For starters, the code is a mess. The HTML is completely bloated with content that seems more related to the app and its functions than the page you’re looking at in the browser. Further, the basic functionality is pretty rough. For instance, you can’t select any of the text on the page. As far as I can tell, the fonts are served up with FontSquirrel and @font-face so there’s no reason they shouldn’t be fully selectable.
Under the hood code and functionality is a critical place where just about all WYSIWYGs fall short in one way or another. It’s definitely an area that needs to be addressed before these tools and their resulting products can ever truly be respected as “real” websites.
IM Creator might fall far short of greatness in what’s under the hood but I have to say, from a purely visual standpoint, it really excels. The built-in templates are some of the best I’ve seen from a service like this:
It’s really nice to see someone offering truly modern-looking web design templates in a WYSIWYG service, the norm in this industry tends to be pages that look straight out of 1999.
The Whole Package
As I mentioned earlier, the “free” element is really just for the design element. You’ll have to fork out the dough for hosting and a custom domain. The current price is $7.95/month (just short of $100 per year) but it looks like it’ll go up to $12.95 in the near future.

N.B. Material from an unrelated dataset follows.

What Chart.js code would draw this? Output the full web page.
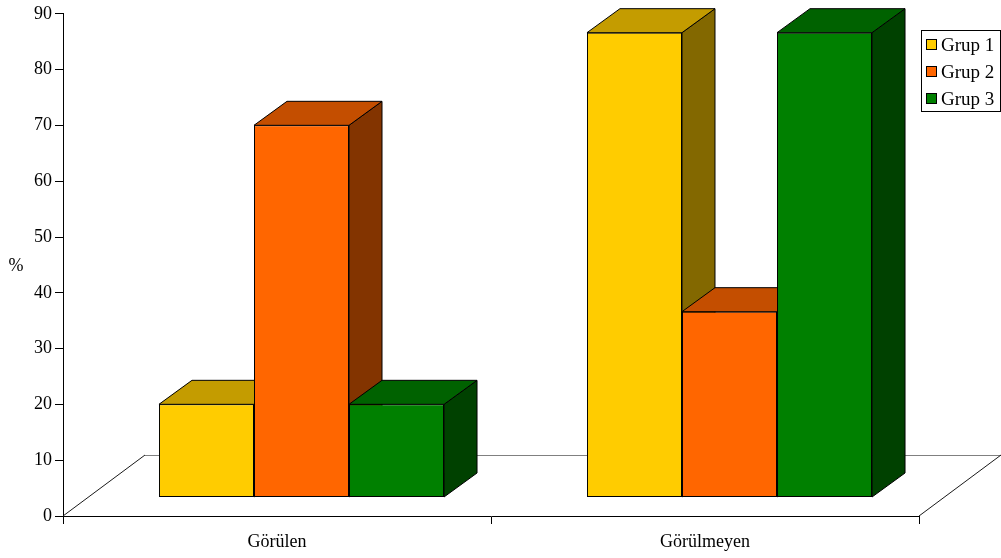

It’s not the cheapest service in the world but if you’re on a tight budget, paying $100 to get an attractive website hosted at the domain of your choosing for a year is actually a pretty decent deal. If you hired me with the same goal in mind, you’d certainly pay a lot more (though you’d get a much better product).
Conclusion: What’s the Verdict?
Obviously, it goes without saying, this isn’t a product for professional web designers, and it’s not meant to be. We have better, more professional tools available to us and these sorts of services don’t offer the power or flexibility that we need.
However, if you’re a photographer, restaurant or other small business, the IM Creator package is pretty enticing. It’s decently priced and actually impresses me with its ability to build something completely from scratch with a fair amount of freedom. And for the folks out there not gifted in designing from scratch, the provided templates blow away any competitor that I’ve seen.
Online DIY site builders still have a long way to come, but products like IM Creator hint at a future where these types of tools produce truly impressive websites that both appeal to the masses and hold up under a professional’s scrutiny.